STATED PROBLEM
Skip the pictures, please, and write out exactly the lines from the opening of the data through the line containing "line([x0, x1, x1], [y1, y1, y0], '#696969')".

INPUT ROWS

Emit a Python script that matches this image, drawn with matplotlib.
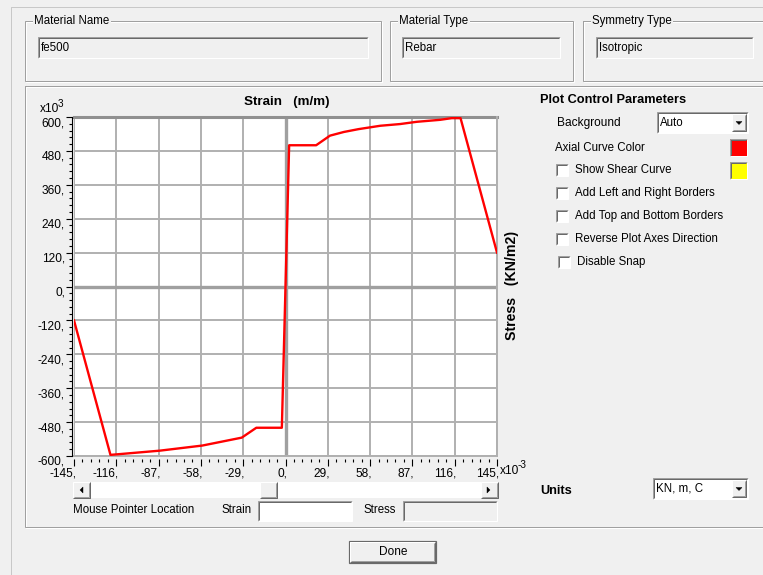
import matplotlib
matplotlib.use('Agg')
import matplotlib.pyplot as plt
from matplotlib.patches import Rectangle, Polygon
from matplotlib.ticker import MultipleLocator

W, H = 763, 575

# axial stress-strain curve of the rebar
# strain in x10^-3 (m/m), stress in x10^3 (KN/m2)
strain = [-145, -120, -113, -86, -57, -30, -20, -2.5, 0,
          2.5, 21, 30.5, 40, 50, 65, 78.5, 90, 106, 114, 120, 145]
stress = [-120, -596, -593, -581, -563, -535, -500, -500, 0,
          500, 500, 534, 547, 557, 569, 575, 583, 590, 596, 596, 120]

x_ticks = [-145, -116, -87, -58, -29, 0, 29, 58, 87, 116, 145]
y_ticks = [-600, -480, -360, -240, -120, 0, 120, 240, 360, 480, 600]

check_items = ['Show Shear Curve', 'Add Left and Right Borders', 'Add Top and Bottom Borders',
               'Reverse Plot Axes Direction', 'Disable Snap']
check_rows = [170, 193, 216, 239, 262]

plt.rcParams['font.family'] = ['Liberation Sans', 'DejaVu Sans']
plt.rcParams['font.size'] = 8.3

BG = '#f0f0f0'
PX = 0.72  # one pixel in points

fig = plt.figure(figsize=(W / 100, H / 100), dpi=100, facecolor=BG)
ui = fig.add_axes([0, 0, 1, 1])
ui.set_xlim(0, W)
ui.set_ylim(H, 0)
ui.axis('off')


def line(xs, ys, c, lw=1):
    ui.plot(xs, ys, color=c, lw=lw * PX, solid_capstyle='butt')


def etched(x0, y0, x1, y1):
    ui.add_patch(Rectangle((x0 + 1, y0 + 1), x1 - x0, y1 - y0, fill=False, ec='white', lw=PX))
    ui.add_patch(Rectangle((x0, y0), x1 - x0, y1 - y0, fill=False, ec='#a0a0a0', lw=PX))


def sunken(x0, y0, x1, y1, fc):
    ui.add_patch(Rectangle((x0, y0), x1 - x0, y1 - y0, fc=fc, ec='none'))
    line([x0, x0, x1], [y1, y0, y0], '#a0a0a0')
    line([x0 + 1, x0 + 1, x1 - 1], [y1 - 1, y0 + 1, y0 + 1], '#696969')
    line([x0, x1, x1], [y1, y1, y0], 'white')


def raised(x0, y0, x1, y1, fc=BG):
    ui.add_patch(Rectangle((x0, y0), x1 - x0, y1 - y0, fc=fc, ec='none'))
    line([x0, x0, x1], [y1, y0, y0], 'white')
    line([x0 + 1, x1 - 1, x1 - 1], [y1 - 1, y1 - 1, y0 + 1], '#a0a0a0')
    line([x0, x1, x1], [y1, y1, y0], '#696969')


def tri(cx, cy, d):
    s = 3
    if d == 'l':
        pts = [(cx + 2, cy - s), (cx + 2, cy + s), (cx - 1, cy)]
    elif d == 'r':
        pts = [(cx - 2, cy - s), (cx - 2, cy + s), (cx + 1, cy)]
    else:
        pts = [(cx - s, cy - 1), (cx + s, cy - 1), (cx, cy + 2)]
    ui.add_patch(Polygon(pts, closed=True, fc='black', ec='black', lw=0.3))


def combo(x0, y0, x1, y1, text):
    sunken(x0, y0, x1, y1, 'white')
    raised(x1 - 16, y0 + 2, x1 - 2, y1 - 2)
    tri(x1 - 9, (y0 + y1) / 2, 'd')
    ui.text(x0 + 3, (y0 + y1) / 2, text, va='center', ha='left')


# window frame
line([11, 11, W], [H, 7, 7], '#c8c8c8')

# header group boxes
groups = [(25, 381, 'Material Name', 'fe500', 38, 368),
          (390, 573, 'Material Type', 'Rebar', 402, 560),
          (583, 775, 'Symmetry Type', 'Isotropic', 596, 753)]
for gx0, gx1, label, value, fx0, fx1 in groups:
    etched(gx0, 21, gx1, 81)
    ui.text(gx0 + 9, 21, label, va='center', ha='left',
            bbox=dict(fc=BG, ec='none', pad=1))
    sunken(fx0, 37, fx1, 58, BG)
    ui.text(fx0 + 3, 48, value, va='center', ha='left')

# plot panel
etched(25, 86, 775, 527)

ui.text(287, 102, 'Strain   (m/m)', weight='bold', fontsize=9.6, ha='center', va='center')
ui.text(512, 285, 'Stress   (KN/m2)', weight='bold', fontsize=10.2, ha='center', va='center',
        rotation=90)
ui.text(40, 109, 'x10', va='center', ha='left', fontsize=8.6)
ui.text(58, 104, '3', va='center', ha='left', fontsize=7.2)
ui.text(500, 471, 'x10', va='center', ha='left', fontsize=8.6)
ui.text(518, 465, '-3', va='center', ha='left', fontsize=7.2)

# plot
ax = fig.add_axes([74 / W, 1 - 456 / H, (497 - 74) / W, (456 - 117) / H])
ax.set_facecolor('white')
ax.plot(strain, stress, color='#ff0000', lw=1.7, zorder=5)
ax.set_xlim(-145, 145)
ax.set_ylim(-600, 600)
ax.set_xticks(x_ticks)
ax.set_yticks(y_ticks)
ax.xaxis.set_minor_locator(MultipleLocator(5.8))
ax.yaxis.set_minor_locator(MultipleLocator(24))
ax.tick_params(labelbottom=False, labelleft=False)
ax.tick_params(axis='y', which='major', direction='out', length=4, width=0.8, color='black')
ax.tick_params(axis='y', which='minor', direction='out', length=2.2, width=0.8, color='black')
ax.tick_params(axis='x', which='major', direction='out', length=5, width=0.8, color='black')
ax.tick_params(axis='x', which='minor', direction='out', length=2.5, width=0.8, color='black')
for s in ['top', 'right', 'bottom']:
    ax.spines[s].set_visible(False)
ax.spines['bottom'].set_position(('outward', 2.2))
ax.spines['left'].set_position(('outward', 1.5))
ax.spines['left'].set_linewidth(0.8)
ax.grid(True, which='major', color='#b0b0b0', lw=1.4)
ax.axhline(0, color='#a0a0a0', lw=2.4, zorder=2)
ax.axvline(0, color='#a0a0a0', lw=2.4, zorder=2)
ax.axhline(600, color='#909090', lw=2.2, zorder=2, clip_on=False)
ax.axhline(-600, color='#b0b0b0', lw=1.4, zorder=2, clip_on=False)
ax.axvline(145, color='#b0b0b0', lw=1.4, zorder=2, clip_on=False)
ax.set_axisbelow(True)

for t in y_ticks:
    ax.annotate(f'{t},', xy=(0, t), xycoords=('axes fraction', 'data'), xytext=(-9, -6),
                textcoords='offset pixels', ha='right', va='center', fontsize=8.6,
                annotation_clip=False)
for t in x_ticks:
    ax.annotate(f'{t},', xy=(t, 0), xycoords=('data', 'axes fraction'), xytext=(2, -18),
                textcoords='offset pixels', ha='right', va='center', fontsize=8.6,
                annotation_clip=False)

# scrollbar
ui.add_patch(Rectangle((73, 482), 425, 16, fc='white', ec='none'))
raised(73, 482, 90, 498)
tri(81, 490, 'l')
raised(481, 482, 498, 498)
tri(489, 490, 'r')
raised(260, 482, 277, 498)

# mouse pointer fields
ui.text(73, 510, 'Mouse Pointer Location', va='center', ha='left')
ui.text(222, 510, 'Strain', va='center', ha='left')
sunken(258, 501, 352, 521, 'white')
ui.text(363, 510, 'Stress', va='center', ha='left')
sunken(403, 501, 497, 521, BG)

# done button
ui.add_patch(Rectangle((349, 541), 87, 22, fill=False, ec='#696969', lw=1.2 * PX))
raised(350, 542, 435, 562)
ui.text(393, 552, 'Done', va='center', ha='center', fontsize=8.6)

# plot control parameters
ui.text(540, 100, 'Plot Control Parameters', weight='bold', va='center', ha='left', fontsize=9.2)
ui.text(557, 123, 'Background', va='center', ha='left', fontsize=8.6)
combo(657, 112, 748, 133, 'Auto')
ui.text(555, 148, 'Axial Curve Color', va='center', ha='left')
sunken(730, 139, 747, 156, '#ff0000')
sunken(730, 162, 747, 179, '#ffff00')
for label, yy in zip(check_items, check_rows):
    cx = 558 if label == 'Disable Snap' else 556
    sunken(cx, yy - 6, cx + 12, yy + 6, 'white')
    ui.text(cx + 19, yy, label, va='center', ha='left')

ui.text(540, 491, 'Units', weight='bold', va='center', ha='left', fontsize=9.2)
combo(653, 478, 748, 499, 'KN, m, C')

fig.savefig('out.png', dpi=100, facecolor=BG)
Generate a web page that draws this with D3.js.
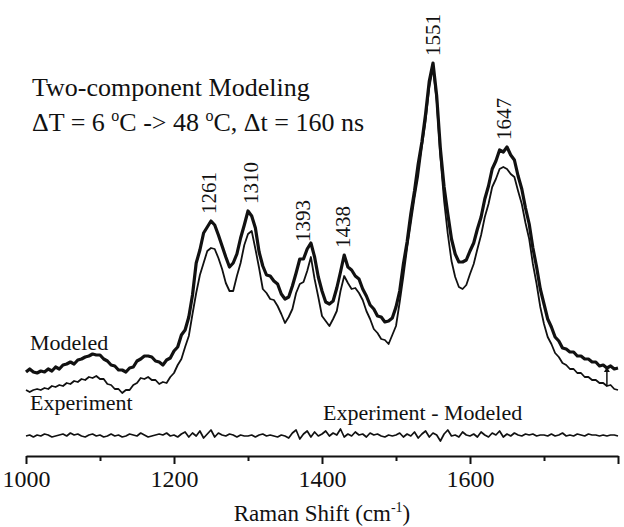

REPLY
Emit a Python script that matches this image, drawn with matplotlib.
import matplotlib
matplotlib.use('Agg')
import matplotlib.pyplot as plt
from matplotlib.patches import Rectangle, Polygon
from matplotlib.ticker import MultipleLocator

W, H = 763, 575

# axial stress-strain curve of the rebar
# strain in x10^-3 (m/m), stress in x10^3 (KN/m2)
strain = [-145, -120, -113, -86, -57, -30, -20, -2.5, 0,
          2.5, 21, 30.5, 40, 50, 65, 78.5, 90, 106, 114, 120, 145]
stress = [-120, -596, -593, -581, -563, -535, -500, -500, 0,
          500, 500, 534, 547, 557, 569, 575, 583, 590, 596, 596, 120]

x_ticks = [-145, -116, -87, -58, -29, 0, 29, 58, 87, 116, 145]
y_ticks = [-600, -480, -360, -240, -120, 0, 120, 240, 360, 480, 600]

check_items = ['Show Shear Curve', 'Add Left and Right Borders', 'Add Top and Bottom Borders',
               'Reverse Plot Axes Direction', 'Disable Snap']
check_rows = [170, 193, 216, 239, 262]

plt.rcParams['font.family'] = ['Liberation Sans', 'DejaVu Sans']
plt.rcParams['font.size'] = 8.3

BG = '#f0f0f0'
PX = 0.72  # one pixel in points

fig = plt.figure(figsize=(W / 100, H / 100), dpi=100, facecolor=BG)
ui = fig.add_axes([0, 0, 1, 1])
ui.set_xlim(0, W)
ui.set_ylim(H, 0)
ui.axis('off')


def line(xs, ys, c, lw=1):
    ui.plot(xs, ys, color=c, lw=lw * PX, solid_capstyle='butt')


def etched(x0, y0, x1, y1):
    ui.add_patch(Rectangle((x0 + 1, y0 + 1), x1 - x0, y1 - y0, fill=False, ec='white', lw=PX))
    ui.add_patch(Rectangle((x0, y0), x1 - x0, y1 - y0, fill=False, ec='#a0a0a0', lw=PX))


def sunken(x0, y0, x1, y1, fc):
    ui.add_patch(Rectangle((x0, y0), x1 - x0, y1 - y0, fc=fc, ec='none'))
    line([x0, x0, x1], [y1, y0, y0], '#a0a0a0')
    line([x0 + 1, x0 + 1, x1 - 1], [y1 - 1, y0 + 1, y0 + 1], '#696969')
    line([x0, x1, x1], [y1, y1, y0], 'white')


def raised(x0, y0, x1, y1, fc=BG):
    ui.add_patch(Rectangle((x0, y0), x1 - x0, y1 - y0, fc=fc, ec='none'))
    line([x0, x0, x1], [y1, y0, y0], 'white')
    line([x0 + 1, x1 - 1, x1 - 1], [y1 - 1, y1 - 1, y0 + 1], '#a0a0a0')
    line([x0, x1, x1], [y1, y1, y0], '#696969')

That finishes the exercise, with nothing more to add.